KA: Who ultimately decides what data gets published?
DD: Right now, it’s basically up to each department for which data they wish to publish. I don’t really have the ability to tell departments which data they should publish. I just help get the data on to the platform, and make sure we’re doing the right thing in getting it there. In terms of which datasets get published, and the reasons why we would publish one dataset over another – those decisions are siloed right now within each department. I think that’s the case with a lot of major cities. So, maybe the pressure will start growing on “How are you making those decisions? Why aren’t you just releasing more and more and more?”
We want to make it easier for departments to publish data at scale. And we have to be ready to do that. That’s why we’re focusing on operational processes and infrastructure. If we want to be able to start publishing real-time data from the “Internet of things” or devices — which are at much larger scales than we currently do now — we have to make sure the right things have happened early on, just to make sure we can publish data appropriately on an ongoing basis. So these questions like who decides what goes out become more and more interesting.
AD: What advice would you have for other cities who might also be thinking about these types of questions?
One of the interesting recommendations in the report is to keep the open data staff and privacy staff separate. We partner together a lot, so we started thinking. None of our positions have a funding mandate, so we had started thinking about whether the positions should be combined. The report points out, though, that it’s good to have more people thinking about these things, not less. Having separate staff looking at privacy versus open data is a good thing, because then you don’t have a single fatal point of failure. You have several people who are able to have a conversation about a particular dataset or project, and that’s a really good thing.
AD: Do you have ideas or suggestions for cities that might not have the same resources as Seattle?
DD: We have a lot of smaller governments reach out to us already. Usually, what I say to them is that, if at all possible, it’s good to have a separation between privacy staff and open data staff. I think having someone within your government who is focused primarily on ideas of privacy and risk separate from the people who publish open data is something you should look to have, no matter how large your organization is.

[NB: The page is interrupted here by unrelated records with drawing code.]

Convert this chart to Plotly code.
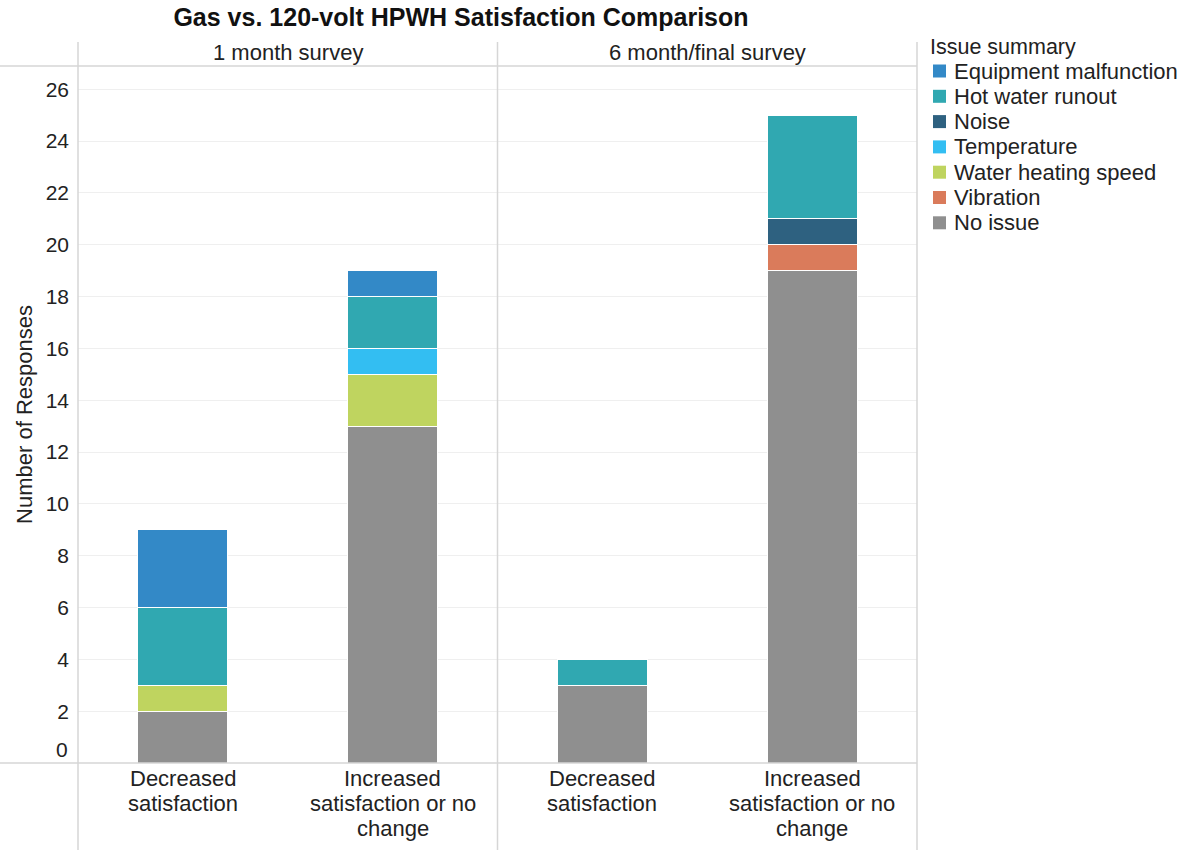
import plotly.graph_objects as go

# ---- data ----
facets = ["1 month survey", "6 month/final survey"]
categories = ["Decreased<br>satisfaction", "Increased<br>satisfaction or no<br>change"]
# stacking order bottom -> top
issues = ["No issue", "Vibration", "Water heating speed", "Temperature", "Noise",
          "Hot water runout", "Equipment malfunction"]
# legend order (top -> bottom)
legend_order = ["Equipment malfunction", "Hot water runout", "Noise", "Temperature",
                "Water heating speed", "Vibration", "No issue"]
colors = {
    "Equipment malfunction": "#3389C7",
    "Hot water runout": "#30A8B1",
    "Noise": "#2E6180",
    "Temperature": "#33BEF2",
    "Water heating speed": "#BFD45F",
    "Vibration": "#DA7B5B",
    "No issue": "#8F8F8F",
}
# values per facet: [Decreased, Increased]
month1 = {
    "No issue": [2, 13],
    "Vibration": [0, 0],
    "Water heating speed": [1, 2],
    "Temperature": [0, 1],
    "Noise": [0, 0],
    "Hot water runout": [3, 2],
    "Equipment malfunction": [3, 1],
}
month6 = {
    "No issue": [3, 19],
    "Vibration": [0, 1],
    "Water heating speed": [0, 0],
    "Temperature": [0, 0],
    "Noise": [0, 1],
    "Hot water runout": [1, 4],
    "Equipment malfunction": [0, 0],
}
y_ticks = [0, 2, 4, 6, 8, 10, 12, 14, 16, 18, 20, 22, 24, 26]

FONT = "Liberation Sans, Arial, sans-serif"
TXT = "#222222"
FS = 22

fig = go.Figure()
for issue in issues:
    for i, (data, xa) in enumerate([(month1, "x"), (month6, "x2")]):
        vals = [v if v else None for v in data[issue]]
        fig.add_trace(go.Bar(
            x=categories, y=vals, name=issue, xaxis=xa, yaxis="y",
            marker=dict(color=colors[issue], line=dict(color="white", width=1)),
            width=0.43, showlegend=False,
        ))

L, R, T, B = 78, 917, 66, 763
W, H = 1183, 850
pw, ph = R - L, B - T
def px(x): return (x - L) / pw
def py(y): return (B - y) / ph

axis_common = dict(showgrid=False, showline=False, zeroline=False, ticks="",
                   automargin=False, showticklabels=False, fixedrange=True)
fig.update_layout(
    width=W, height=H,
    margin=dict(l=L, r=W - R, t=T, b=H - B, autoexpand=False),
    barmode="stack",
    plot_bgcolor="white", paper_bgcolor="white",
    font=dict(family=FONT, color=TXT),
    xaxis=dict(domain=[0, 0.5], anchor="y", **axis_common),
    xaxis2=dict(domain=[0.5, 1], anchor="y", **axis_common),
    yaxis=dict(range=[0, 26.9], tickvals=y_ticks[1:], showgrid=True, automargin=False,
               gridcolor="#EFEFEF", gridwidth=1, zeroline=False, showline=False,
               ticks="", ticklabelstandoff=8,
               tickfont=dict(family=FONT, size=21, color=TXT),
               title=dict(text="Number of Responses", font=dict(family=FONT, size=FS, color=TXT),
                          standoff=6)),
    title=dict(text="<b>Gas vs. 120-volt HPWH Satisfaction Comparison</b>",
               x=(461) / W, xref="container", xanchor="center", y=1 - 17 / H, yanchor="middle",
               font=dict(family=FONT, size=25, color="#111111")),
    showlegend=False,
)

# category labels under each bar (tight line spacing as in the reference)
for xa in ("x", "x2"):
    for cat in categories:
        for j, line in enumerate(cat.split("<br>")):
            fig.add_annotation(x=cat, xref=xa, y=0, yref="y", text=line,
                               showarrow=False, xanchor="center", yanchor="middle",
                               yshift=-(15 + 25 * j),
                               font=dict(family=FONT, size=FS, color=TXT))

# "0" tick label shifted up as in the reference
fig.add_annotation(x=0, xref="paper", y=y_ticks[0], yref="y", text=str(y_ticks[0]),
                   showarrow=False, xanchor="right", xshift=-8, yshift=14,
                   font=dict(family=FONT, size=21, color=TXT))

# facet headers
for i, f in enumerate(facets):
    fig.add_annotation(x=0.25 + 0.5 * i, xref="paper", y=py(52), yref="paper", text=f,
                       showarrow=False, xanchor="center", yanchor="middle",
                       font=dict(family=FONT, size=FS, color=TXT))

line_col = "#D6D6D6"
shapes = []
# horizontal header line and baseline
for yy in (T, B):
    shapes.append(dict(type="line", xref="paper", yref="paper", x0=px(0), x1=1,
                       y0=py(yy), y1=py(yy), line=dict(color=line_col, width=1.5)))
# vertical dividers
for xx in (L, (L + R) / 2, R):
    shapes.append(dict(type="line", xref="paper", yref="paper", x0=px(xx), x1=px(xx),
                       y0=py(42), y1=py(H), line=dict(color=line_col, width=1.5)))

# legend (title + colour keys)
fig.add_annotation(x=px(928), xref="paper", y=py(47), yref="paper", text="Issue summary",
                   showarrow=False, xanchor="left", yanchor="middle",
                   font=dict(family=FONT, size=21.5, color=TXT))
for k, name in enumerate(legend_order):
    yc = 71 + 25.3 * k
    shapes.append(dict(type="rect", xref="paper", yref="paper",
                       x0=px(933), x1=px(946), y0=py(yc - 6.5), y1=py(yc + 6.5),
                       fillcolor=colors[name], line=dict(width=0)))
    fig.add_annotation(x=px(952), xref="paper", y=py(yc), yref="paper", text=name,
                       showarrow=False, xanchor="left", yanchor="middle",
                       font=dict(family=FONT, size=FS, color=TXT))
fig.update_layout(shapes=shapes)

fig.write_html("out.html")
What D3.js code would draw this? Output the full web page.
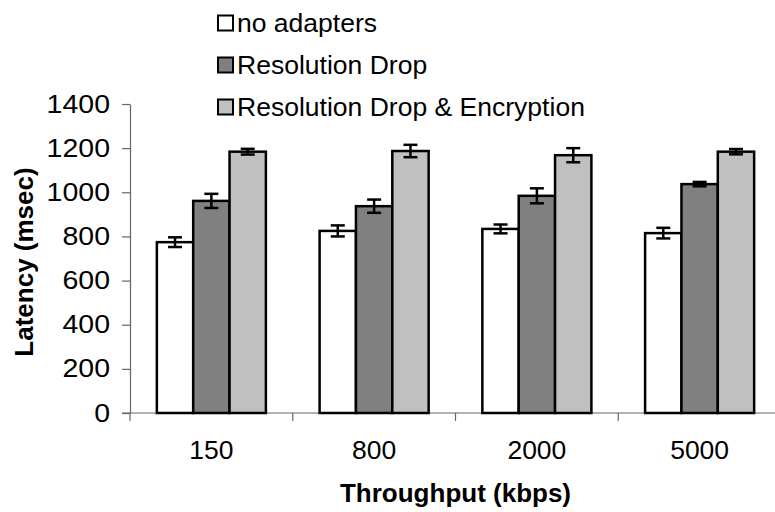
<!DOCTYPE html>
<html>
<head>
<meta charset="utf-8">
<script src="https://cdn.jsdelivr.net/npm/d3@7"></script>
<style>
  html, body { margin: 0; padding: 0; background: #fff; }
  svg { display: block; font-family: "Liberation Sans", Arial, sans-serif; }
</style>
</head>
<body>
<svg id="chart" width="775" height="512"></svg>
<script>
// Throughput categories (kbps)
const categories = ["150", "800", "2000", "5000"];
const seriesNames = ["no adapters", "Resolution Drop", "Resolution Drop & Encryption"];
const seriesFills = ["#ffffff", "#808080", "#c0c0c0"];

// Mean latency (msec) per configuration
const noAdapters      = [774, 825, 834, 815];
const resolutionDrop  = [961, 937, 984, 1037];
const resDropEncrypt  = [1184, 1187, 1168, 1184];

// Error bar half-widths (msec)
const noAdaptersErr     = [22, 25, 20, 24];
const resolutionDropErr = [32, 30, 34, 10];
const resDropEncryptErr = [13, 28, 32, 12];

const yTicks = [0, 200, 400, 600, 800, 1000, 1200, 1400];

const values = [noAdapters, resolutionDrop, resDropEncrypt];
const errors = [noAdaptersErr, resolutionDropErr, resDropEncryptErr];

const svg = d3.select("#chart");

// widen glyphs horizontally by factor k
function stretch(sel, k) {
  sel.each(function () {
    const len = this.getComputedTextLength();
    d3.select(this).attr("textLength", len * k).attr("lengthAdjust", "spacingAndGlyphs");
  });
}

const plot = { left: 130, right: 781, top: 104, bottom: 413 };

const y = d3.scaleLinear().domain([0, 1400]).range([plot.bottom, plot.top]);
const x0 = d3.scaleBand().domain(categories).range([plot.left, plot.right]);
const groupW = x0.bandwidth() * 0.67;
const x1 = d3.scaleBand().domain(d3.range(seriesNames.length))
  .range([(x0.bandwidth() - groupW) / 2, (x0.bandwidth() + groupW) / 2]);

// y axis
const yAxis = d3.axisLeft(y).tickValues(yTicks).tickFormat(d3.format("d"))
  .tickSize(8).tickSizeOuter(0).tickPadding(12);
const gy = svg.append("g").attr("transform", `translate(${plot.left},0)`).call(yAxis);
gy.select(".domain").attr("stroke", "#666").attr("stroke-width", 1.2);
gy.selectAll(".tick line").attr("stroke", "#666").attr("stroke-width", 1.2);
gy.selectAll(".tick text").attr("font-size", 25).attr("fill", "#000")
  .attr("font-family", "'Liberation Sans', Arial, sans-serif").call(stretch, 1.14);

// x axis: ticks on category boundaries
const gx = svg.append("g").attr("transform", `translate(0,${plot.bottom})`);
gx.append("line").attr("x1", plot.left - 8).attr("x2", plot.right).attr("y1", 0).attr("y2", 0)
  .attr("stroke", "#666").attr("stroke-width", 1.2);
const bounds = categories.map(c => x0(c)).concat([plot.right]);
gx.selectAll("line.tk").data(bounds).join("line").attr("class", "tk")
  .attr("x1", d => d).attr("x2", d => d).attr("y1", 0).attr("y2", 8)
  .attr("stroke", "#666").attr("stroke-width", 1.2);
gx.selectAll("text.cat").data(categories).join("text").attr("class", "cat")
  .attr("x", d => x0(d) + x0.bandwidth() / 2).attr("y", 46)
  .attr("text-anchor", "middle").attr("font-size", 25).text(d => d).call(stretch, 1.06);

// bars
const groups = svg.append("g").selectAll("g").data(categories).join("g")
  .attr("transform", d => `translate(${x0(d)},0)`);

groups.each(function (cat, ci) {
  const g = d3.select(this);
  seriesNames.forEach((name, si) => {
    const v = values[si][ci];
    g.append("rect")
      .attr("x", x1(si)).attr("y", y(v))
      .attr("width", x1.bandwidth()).attr("height", y(0) - y(v))
      .attr("fill", seriesFills[si]).attr("stroke", "#000").attr("stroke-width", 2.5);
  });
  seriesNames.forEach((name, si) => {
    const v = values[si][ci], e = errors[si][ci];
    const cx = x1(si) + x1.bandwidth() / 2;
    const eg = g.append("g").attr("stroke", "#000").attr("stroke-width", 2.5);
    eg.append("line").attr("x1", cx).attr("x2", cx).attr("y1", y(v + e)).attr("y2", y(v - e));
    eg.append("line").attr("x1", cx - 7).attr("x2", cx + 7).attr("y1", y(v + e)).attr("y2", y(v + e));
    eg.append("line").attr("x1", cx - 7).attr("x2", cx + 7).attr("y1", y(v - e)).attr("y2", y(v - e));
  });
});

// axis titles
svg.append("text").attr("x", (plot.left + plot.right) / 2).attr("y", 502)
  .attr("text-anchor", "middle").attr("font-size", 26).attr("font-weight", "bold")
  .text("Throughput (kbps)");
svg.append("text").attr("transform", `translate(33,262) rotate(-90)`)
  .attr("text-anchor", "middle").attr("font-size", 26).attr("font-weight", "bold")
  .text("Latency (msec)");

// legend
const legend = svg.append("g").attr("transform", "translate(218,0)");
const rows = legend.selectAll("g").data(seriesNames).join("g")
  .attr("transform", (d, i) => `translate(0,${23 + i * 42})`);
rows.append("rect").attr("x", 0).attr("y", -7.5).attr("width", 15).attr("height", 15)
  .attr("fill", (d, i) => seriesFills[i]).attr("stroke", "#000").attr("stroke-width", 2);
rows.append("text").attr("x", 19).attr("y", 9).attr("font-size", 26).text(d => d).call(stretch, 1.02);
</script>
</body>
</html>
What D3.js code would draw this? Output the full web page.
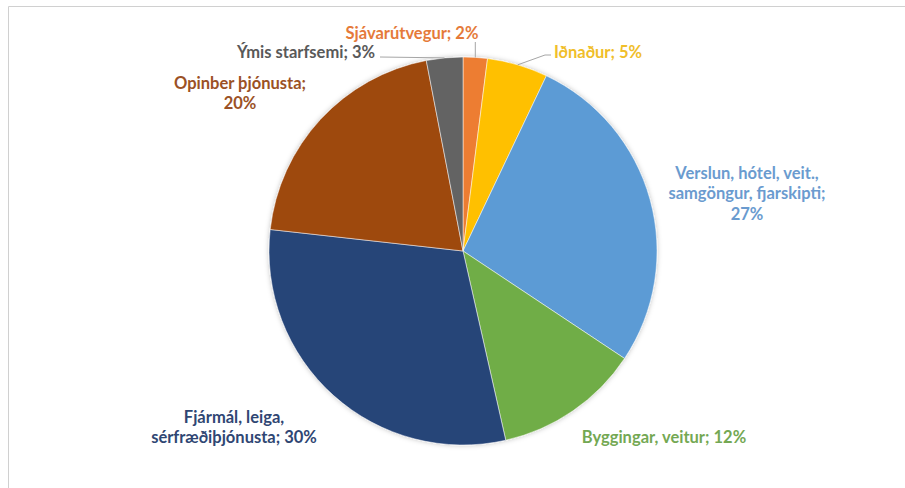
<!DOCTYPE html>
<meta charset="utf-8">
<style>
body { margin: 0; background: #fff; }
svg { display: block; background: #fff; }
.lbl { font-family: Lato, "Open Sans", sans-serif; font-weight: 700; font-size: 16.5px; }
.leader { fill: none; stroke: #a6a6a6; stroke-width: 1; }
</style>
<svg width="905" height="488"></svg>
<script src="https://cdn.jsdelivr.net/npm/d3@7"></script>
<script>

// sectors, clockwise from 12 o'clock
var sectors = ["Sjávarútvegur", "Iðnaður", "Verslun, hótel, veit., samgöngur, fjarskipti",
               "Byggingar, veitur", "Fjármál, leiga, sérfræðiþjónusta", "Opinber þjónusta", "Ýmis starfsemi"];
var shares = [2, 5, 27, 12, 30, 20, 3];

var sliceColors = ["#ED7D31", "#FFC000", "#5B9BD5", "#70AD47", "#264478", "#9E480E", "#636363"];
var textColors  = ["#E57A3A", "#F0BE2A", "#6A9BCF", "#74A853", "#2F4673", "#9B5125", "#595959"];

// where each label sits (centre x, centre of first line) and how wide it may wrap
var labelAt = {
  "Sjávarútvegur": {x: 412, y: 33, wrap: 400},
  "Iðnaður": {x: 598, y: 52, wrap: 400},
  "Verslun, hótel, veit., samgöngur, fjarskipti": {x: 747, y: 173, wrap: 180},
  "Byggingar, veitur": {x: 664, y: 437, wrap: 400},
  "Fjármál, leiga, sérfræðiþjónusta": {x: 234, y: 417, wrap: 190},
  "Opinber þjónusta": {x: 240, y: 83, wrap: 150},
  "Ýmis starfsemi": {x: 306, y: 52, wrap: 400}
};

// leader lines: from point near the label to the slice edge (0 = use edge x)
var leaders = {
  "Sjávarútvegur": [[0, 42]],
  "Iðnaður": [[551, 55], [545, 55]],
  "Ýmis starfsemi": [[380, 57]]
};

var svg = d3.select("svg"),
    cx = 463, cy = 251, r = 194;

// chart frame
svg.append("path")
    .attr("d", "M8.5,488 V6.5 H905")
    .attr("fill", "none")
    .attr("stroke", "#d0d0d0");

var defs = svg.append("defs");
var f = defs.append("filter").attr("id", "glow")
    .attr("x", "-10%").attr("y", "-10%").attr("width", "120%").attr("height", "120%");
f.append("feDropShadow").attr("dx", 0).attr("dy", 0).attr("stdDeviation", 2.5)
    .attr("flood-color", "#000").attr("flood-opacity", 0.25);

var data = sectors.map(function(s, i) { return {name: s, value: shares[i], i: i}; });

var pie = d3.pie().sort(null).value(function(d) { return d.value; });
var arc = d3.arc().innerRadius(0).outerRadius(r);
var edge = d3.arc().innerRadius(r).outerRadius(r);

var arcs = pie(data);

var g = svg.append("g").attr("transform", "translate(" + cx + "," + cy + ")");

g.append("g").attr("filter", "url(#glow)")
  .selectAll("path")
  .data(arcs)
  .enter().append("path")
    .attr("d", arc)
    .attr("fill", function(d) { return sliceColors[d.data.i]; })
    .attr("stroke", "#fff")
    .attr("stroke-width", 0.5);

// leader lines
arcs.forEach(function(a) {
  var pts = leaders[a.data.name];
  if (!pts) return;
  var e = edge.centroid(a);
  var ex = cx + e[0], ey = cy + e[1];
  var line = pts.map(function(p) { return [p[0] === 0 ? ex : p[0], p[1]]; });
  line.push([ex, ey]);
  svg.append("path").attr("class", "leader").attr("d", d3.line()(line));
});

// labels
arcs.forEach(function(a) {
  var d = a.data, pos = labelAt[d.name];
  var words = (d.name + "; " + d.value + "%").split(" ");
  var t = svg.append("text").attr("class", "lbl")
      .attr("text-anchor", "middle")
      .attr("fill", textColors[d.i]);
  var lines = [], cur = [];
  var probe = svg.append("text").attr("class", "lbl");
  words.forEach(function(w) {
    var test = cur.concat([w]).join(" ");
    probe.text(test);
    if (cur.length && probe.node().getComputedTextLength() > pos.wrap) {
      lines.push(cur.join(" "));
      cur = [w];
    } else {
      cur.push(w);
    }
  });
  lines.push(cur.join(" "));
  probe.remove();
  lines.forEach(function(l, k) {
    t.append("tspan")
        .attr("x", pos.x)
        .attr("y", pos.y + k * 20.5)
        .attr("dy", "0.35em")
        .text(l);
  });
});

</script>
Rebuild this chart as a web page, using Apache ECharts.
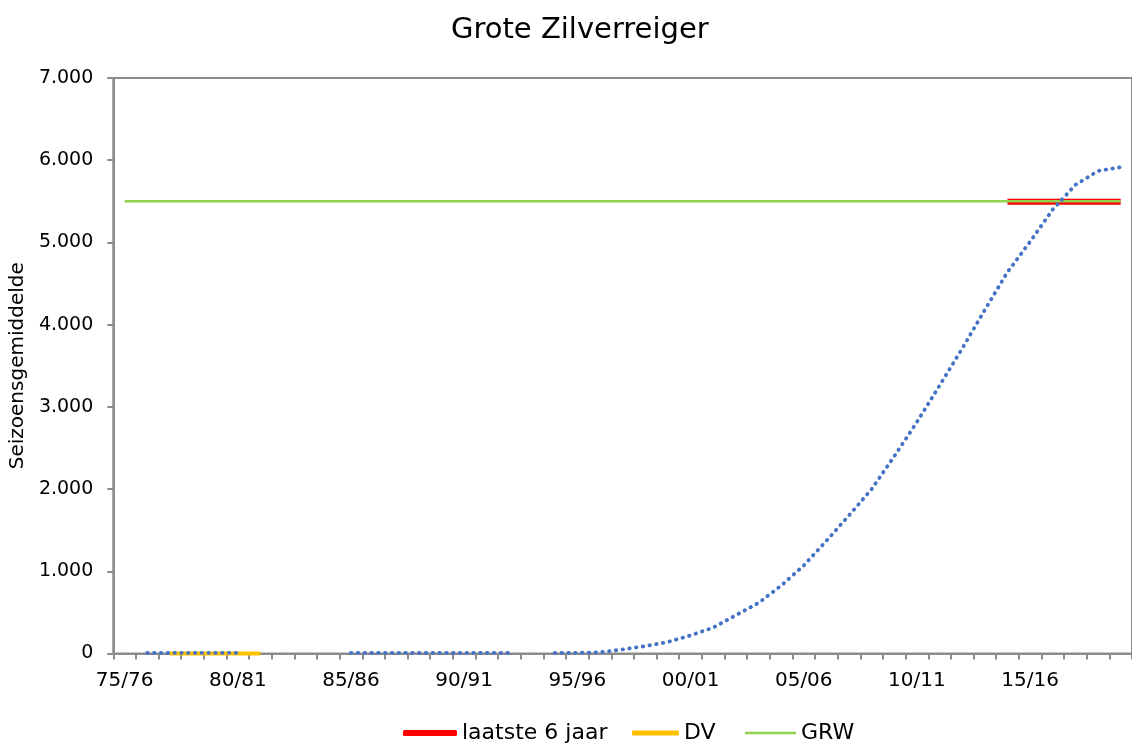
<!DOCTYPE html>
<html>
<head>
<meta charset="utf-8">
<script src="https://cdn.jsdelivr.net/npm/echarts@6/dist/echarts.min.js"></script>
<style>
html,body{margin:0;padding:0;background:#fff;overflow:hidden;}
#c{width:1132px;height:743px;}
</style>
</head>
<body>
<div id="c"></div>
<script>
const seasons = ['75/76','76/77','77/78','78/79','79/80','80/81','81/82','82/83','83/84','84/85',
  '85/86','86/87','87/88','88/89','89/90','90/91','91/92','92/93','93/94','94/95',
  '95/96','96/97','97/98','98/99','99/00','00/01','01/02','02/03','03/04','04/05',
  '05/06','06/07','07/08','08/09','09/10','10/11','11/12','12/13','13/14','14/15',
  '15/16','16/17','17/18','18/19','19/20'];
const trend = [null,8,8,8,8,8,null,null,null,null,
  8,8,8,8,8,8,8,8,null,8,
  8,15,50,90,140,220,315,465,615,825,
  1070,1370,1680,2000,2400,2815,3260,3710,4180,4640,
  5010,5400,5700,5870,5915];
const laatste6 = [null,null,null,null,null,null,null,null,null,null,
  null,null,null,null,null,null,null,null,null,null,
  null,null,null,null,null,null,null,null,null,null,
  null,null,null,null,null,null,null,null,null,5495,
  5495,5495,5495,5495,5495];
const dv = [null,null,0,0,0,0,0,null,null,null,
  null,null,null,null,null,null,null,null,null,null,
  null,null,null,null,null,null,null,null,null,null,
  null,null,null,null,null,null,null,null,null,null,
  null,null,null,null,null];
const grw = seasons.map(() => 5500);
const yTicks = [0,1000,2000,3000,4000,5000,6000,7000];

const FONT = 'DejaVu Sans';
const chart = echarts.init(document.getElementById('c'), null, {renderer:'canvas'});
const fmt = v => String(v).replace(/\B(?=(\d{3})+(?!\d))/g, '.');
const legText = {fontFamily:FONT, fontSize:22, color:'#000'};

chart.setOption({
  animation:false,
  backgroundColor:'#fff',
  title:{text:'Grote Zilverreiger', left:446, top:11,
    textStyle:{fontFamily:FONT, fontSize:29, fontWeight:'normal', color:'#000'}},
  legend:[
    {left:398, top:717, itemWidth:54, itemHeight:6, icon:'roundRect', data:['laatste 6 jaar'], textStyle:legText},
    {left:627, top:717, itemWidth:47, itemHeight:5, icon:'roundRect', data:['DV'], textStyle:legText},
    {left:740, top:717, itemWidth:51, itemHeight:2.5, icon:'rect', data:['GRW'], textStyle:legText}
  ],
  grid:{left:112, top:78, width:1025, height:575.5, show:true, borderColor:'#8c8c8c', borderWidth:2},
  xAxis:{type:'category', data:seasons, boundaryGap:true,
    axisLine:{lineStyle:{color:'#8c8c8c', width:2}},
    axisTick:{show:true, interval:0, length:6, lineStyle:{color:'#8c8c8c', width:2}},
    axisLabel:{interval:4, margin:17, fontFamily:FONT, fontSize:20, color:'#000'},
    splitLine:{show:false}},
  yAxis:{type:'value', min:yTicks[0], max:yTicks[yTicks.length-1], interval:1000,
    name:'Seizoensgemiddelde', nameLocation:'middle', nameGap:84,
    nameTextStyle:{fontFamily:FONT, fontSize:20, color:'#000'},
    axisLine:{show:true, lineStyle:{color:'#8c8c8c', width:2}},
    axisTick:{show:true, length:6, lineStyle:{color:'#8c8c8c', width:2}},
    axisLabel:{margin:20, fontFamily:FONT, fontSize:19, color:'#000', formatter:fmt},
    splitLine:{show:false}},
  series:[
    {name:'laatste 6 jaar', type:'line', data:laatste6, symbol:'none', clip:false,
      lineStyle:{color:'#ff0000', width:6}, itemStyle:{color:'#ff0000'}, z:2},
    {name:'DV', type:'line', data:dv, symbol:'none', clip:false,
      lineStyle:{color:'#ffc000', width:4}, itemStyle:{color:'#ffc000'}, z:3},
    {name:'GRW', type:'line', data:grw, symbol:'none',
      lineStyle:{color:'#92d050', width:2.5}, itemStyle:{color:'#92d050'}, z:4},
    {name:'trend', type:'line', data:trend, symbol:'none', clip:false, connectNulls:false,
      lineStyle:{color:'#4472c4', width:3.8, type:[0.5,6.3], cap:'round'}, z:5}
  ]
});
</script>
</body>
</html>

The other thing is that we are going to strive to make Seattle’s implementation process as public as possible. We’ve already published the findings of the report. I’m hoping in a few months, we’ll also be able to say, ‘here’s what we did’ or ‘here’s what we plan to do’, so that other cities can see how we took a lot of big recommendations and honed them down to a list of actionable steps. Hopefully, us being transparent and sharing as much as we can will help other cities as well.